Il avait suggéré en 1948 et en 1952 aux pays arabes de reconnaître l’Etat d’Israël mais il ne s’engagea pas lui-même dans cette voie qui aurait pu le propulser à la tête du leadership arabe. Expatrié en avril 1953, il avait chargé son bras droit, Hédi Nouira, de confirmer au journal israélien Haaretz que «le néo-Destour était prêt à exercer son influence dans les pays arabes en faveur de la paix si Israël aidait un peuple opprimé et épris de sa liberté à obtenir son indépendance». Il avait promis des liens officiels avec Israël une fois la Tunisie indépendante, «sans prendre part au boycottage proclamé contre cet État par la Ligue arabe».

Dès 1965, le président Bourguiba défendit sa volonté de nouer des liens avec Israël. Il exposa ses idées lors de son voyage officiel au Caire en février 1965 et, le 13 décembre 1969, il chargea son représentant à l'ONU de manifester son intérêt pour un compromis entre Arabes et Israéliens «sans vainqueur ni vaincu». Mais il n’eut pas le courage d’affronter les pays arabes sous la coupe de l’égyptien Nasser.

Bourguiba eut cependant une attitude ambivalente vis-à-vis d’Israël. Il a accepté d’accueillir en Tunisie, en septembre 1982, les Palestiniens chassés du Liban par l’armée israélienne et dont aucun autre pays arabe ne voulait. Pendant douze ans, Tunis fut la capitale de l’Organisation de libération de la Palestine (OLP).
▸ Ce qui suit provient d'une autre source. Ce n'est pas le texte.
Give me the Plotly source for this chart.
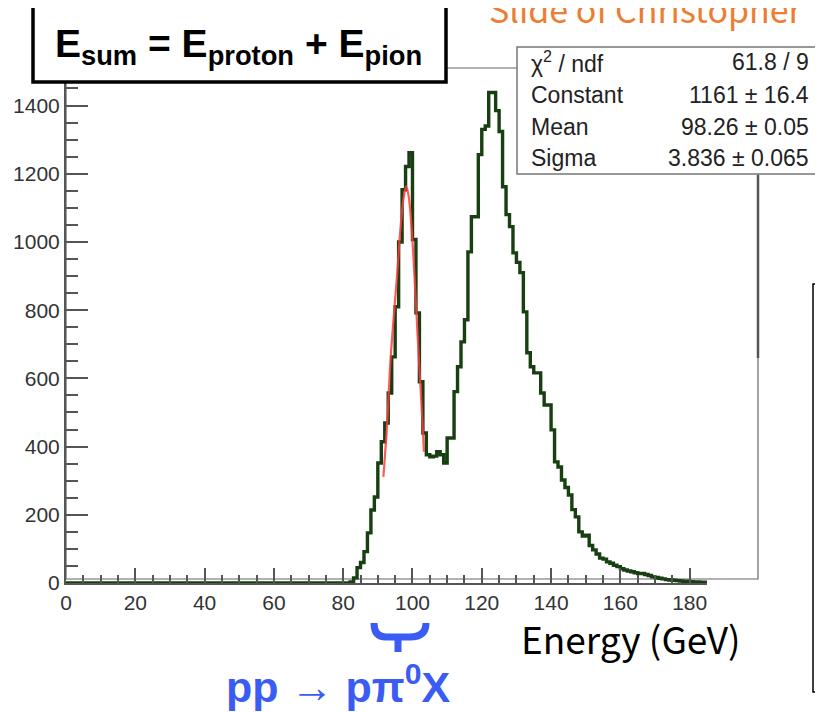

L’ex-président tunisien en profita pour pousser Yasser Arafat à fonder sa stratégie sur le réalisme qui lui permit de signer les accords d’Oslo de 1993. Mais la présence des Palestiniens a laissé des traces puisqu’ils ont pu infiltrer les mouvements islamistes résolument contre tout dialogue avec les sionistes.

Les développements actuels prouvent l’influence des milieux islamistes qui cherchent à isoler la population tunisienne du monde occidental pour qu’elle ne soit pas contaminée par les idées démocratiques. Ils trouvent dans les juifs de Tunisie l’alibi pour rompre avec le modèle européen.